Cover Story - The Real Housewives of Atlanta are One. Hot. Mess.

I love RHOA. And you know you do, too.

In Sunday’s season four premiere of “The Real Housewives of Atlanta,” local entertainment lawyer Phaedra Parks prepares for her Great Aunt Lillian’s funeral. As Madonna taught us in Truth or Dare, deceased relatives are fair game in the fame-whoring documentary process, and a wearily skinny post-baby Phaedra takes over the funeral arrangements. “Everybody knows I’m known for the most fabulous things in life,” Phaedra professes in a voice-over during a scene at the Willie A. Watkins Funeral Home. At first the Parks family wants an old-fashioned black carriage with black horses but is immediately wooed by Big Willie’s high-class hearses. When it comes time for Lillian’s funeral in a patch of uneven sod off an interstate exit with traffic rushing by, the procession appears: a black hearse with a flashing orange hazard light on top, strobe lights in the grill and outside speakers playing a ragtime ditty. After men in top hats and tuxedos let a single dove free, Phaedra has a realization: This season, she wants to be a funeral director.

That’s right, a funeral director. Phaedra is a contradiction in a Sunday hat — a lawyer who married an ex-con. A woman who simultaneously calls herself an old-fashioned Southern lady while talking about the delicious qualities of putting powdered sugar in her vagina. Oscar-winning screenwriters couldn’t make this stuff up if they tried. (Though I wish they would.) “The Real Housewives” brand of wig-pulling, cigarette-dangling, getting-dressed-in-a-gas-station, finger-pointing-in-your-face “reality” is a self-absorbed, self-destructing train wreck. And I love it.

I love how the Housewives have made gold-digging a competitive sport akin to the careers of their professional athlete ex-husbands. I love that their gay male hairdressers wearing 4-inch high-heels look more natural than they do. I love the way Phaedra’s hunky ex-con husband Apollo holds his fork and knife like an impatient 4-year-old. I love that their hideous wigs cost more than my rent. Remember the wig pull heard ‘round the world? Kim going lesbian for a remix DJ? Cynthia’s friend contract? I love Kim’s groundbreaking “Tardy for the Party” that set the standard for all Housewives to record a song, the doomed She by Shereé fashion line and the fact that Shereé’s accented “e” is incorrectly placed.

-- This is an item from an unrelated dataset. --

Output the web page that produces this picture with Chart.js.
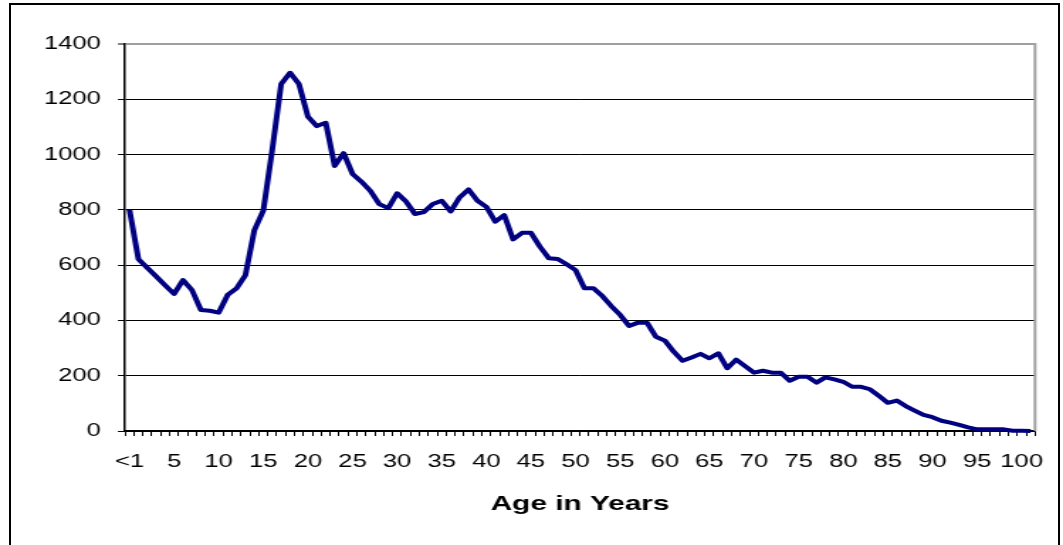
<!DOCTYPE html>
<html>
<head>
<meta charset="utf-8">
<title>Age in Years</title>
<script src="https://cdn.jsdelivr.net/npm/chart.js@4/dist/chart.umd.min.js"></script>
<style>
    html, body { margin: 0; padding: 0; background: #fff; overflow: hidden; }
    #frame {
        position: absolute; left: 9px; top: 3px;
        width: 1047px; height: 600px;
        border: 2px solid #000;
    }
    #chart {
        position: absolute; left: 0; top: 0;
        transform: scaleX(1.41923); transform-origin: 0 0;
    }
</style>
</head>
<body>
<div id="frame"></div>
<canvas id="chart" width="749" height="545"></canvas>
<script>
// --- dados ---
const ageLabels = ['<1'];
for (let a = 1; a <= 101; a++) ageLabels.push(String(a));

const counts = [
    800, 622, 590, 559, 527, 496, 546, 510, 438, 435,
    428, 492, 516, 564, 727, 797, 1017, 1255, 1296, 1255,
    1137, 1103, 1115, 959, 1005, 930, 902, 869, 821, 806,
    860, 830, 785, 792, 821, 833, 794, 845, 874, 833,
    811, 757, 781, 693, 717, 717, 667, 625, 622, 603,
    582, 516, 516, 488, 452, 420, 380, 392, 392, 341,
    327, 287, 254, 266, 279, 263, 281, 227, 258, 235,
    211, 218, 211, 211, 182, 196, 196, 175, 194, 187,
    178, 160, 160, 151, 127, 102, 110, 90, 74, 58,
    50, 37, 30, 22, 13, 6, 6, 6, 6, 1,
    1, 0
];

const yTicks = [0, 200, 400, 600, 800, 1000, 1200, 1400];
const xTitle = 'Age in Years';

// --- borda direita cinza da área do gráfico ---
const rightBorder = {
    id: 'rightBorder',
    beforeDatasetsDraw(chart) {
        const { ctx, chartArea } = chart;
        ctx.save();
        ctx.strokeStyle = '#a0a0a0';
        ctx.lineWidth = 2;
        ctx.beginPath();
        ctx.moveTo(chartArea.right, chartArea.top - 1);
        ctx.lineTo(chartArea.right, chartArea.bottom);
        ctx.stroke();
        ctx.restore();
    }
};

const font = { family: "'Liberation Sans', Arial, sans-serif", size: 18 };

new Chart(document.getElementById('chart'), {
    type: 'line',
    data: {
        labels: ageLabels,
        datasets: [{
            data: counts,
            borderColor: '#000080',
            borderWidth: 4,
            borderJoinStyle: 'round',
            pointRadius: 0,
            tension: 0,
            fill: false,
            clip: false
        }]
    },
    options: {
        responsive: false,
        animation: false,
        layout: { padding: { left: 0, right: 19.7, top: 44, bottom: 0 } },
        plugins: { legend: { display: false }, tooltip: { enabled: false } },
        scales: {
            x: {
                type: 'category',
                offset: true,
                afterFit: (scale) => { scale.height = 114; },
                grid: {
                    offset: true,
                    drawOnChartArea: false,
                    tickLength: 5,
                    color: '#000',
                    lineWidth: 1
                },
                border: { color: '#000', width: 1.5 },
                ticks: {
                    autoSkip: false,
                    maxRotation: 0,
                    padding: 15,
                    color: '#000',
                    font: font,
                    callback: function (val, idx) {
                        return (idx % 5 === 0 && idx <= 100) ? this.getLabelForValue(val) : '';
                    }
                },
                title: {
                    display: true,
                    text: xTitle,
                    color: '#000',
                    font: { family: font.family, size: 21, weight: 'bold' },
                    padding: { top: 0, bottom: 28 }
                }
            },
            y: {
                min: 0,
                max: 1400,
                afterFit: (scale) => { scale.width = 88.08; },
                afterBuildTicks: (scale) => { scale.ticks = yTicks.map(v => ({ value: v })); },
                grid: {
                    color: (c) => c.tick && c.tick.value === 1400 ? '#a0a0a0' : '#000',
                    lineWidth: (c) => c.tick && c.tick.value === 1400 ? 2 : 1,
                    tickColor: '#000',
                    tickWidth: 1,
                    tickLength: 5
                },
                border: { color: '#000', width: 1.5 },
                ticks: {
                    padding: 12,
                    color: '#000',
                    font: font,
                    callback: (v) => String(v)
                }
            }
        }
    },
    plugins: [rightBorder]
});
</script>
</body>
</html>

Now in its fourth season, “RHOA” is Bravo’s highest-rated program, raking in 4.4 million viewers for last season’s finale. Castmates Kim Zolciak and Kandi Burruss even have spin-offs in the works. The show has had its share of hometown haters, but I know you all secretly tune in every week. Sure, these women don’t even live in Atlanta, save for Grant Park resident Cynthia Bailey from season three. And really, they’re not even rich: The McMansions of Nene Leakes, Shereé Whitfield and Lisa Wu Hartwell all went into foreclosure. (They are the 99%!) When Kim’s secret sugar daddy (allegedly real estate mogul Lee Najjar) left her, the smoky-wigged Housewife was forced to have a yard sale of her gaudy furniture in the parking lot of a Duluth strip mall. Her kids peddled “designer clothes” on the side of the six-lane street while she drank white wine from a coffee to-go mug at 11 a.m.

But it’s hilarious to watch, the ultimate in over-the-top fame-whoring. I can appreciate how these ladies hustle. Their rags-to-riches-to-rags-to-riches stories have more unthinkable twists than the most outrageous made-up daytime soaps. Reality TV did get a little too real this year, though, when “Beverly Hills” househusband Russell Armstrong committed suicide on August 15. His family blames Bravo for ruining his life. Armstong’s suicide proved a watershed moment for the series: What was once a voyeuristic peek inside upper-middle class gated communities had become a destructive force in real people’s lives.

All it’s-so-bad-it’s-good things must come to an end, and the expiration date on this hot mess is fast approaching, even if it pains me to say it. There comes a point in every Real Housewife’s life when the gauche cocktail parties and the misguided singing careers turn from amusing to downright pitiful, and the Atlanta Housewives have played out all their tricks.

Bravo is banking on the Atlanta franchise to keep the moribund series alive with a “Before They Were Stars” TV special, a “Back to Atlanta” jingle for the promos, and even playing nice with a mean ol’ blogger like me. But this pimped-out procession of grotesque parodies can’t roll on forever, and that’s exactly what “Housewives” has become: Great Aunt Lillian’s hearse, all pomp and circumstance flashing lights parading in front of mutilated flesh and dead dreams. The “reality” is it’s probably time to retire these tawdry show ponies. But damn I’ll miss those crazy bitches when they do.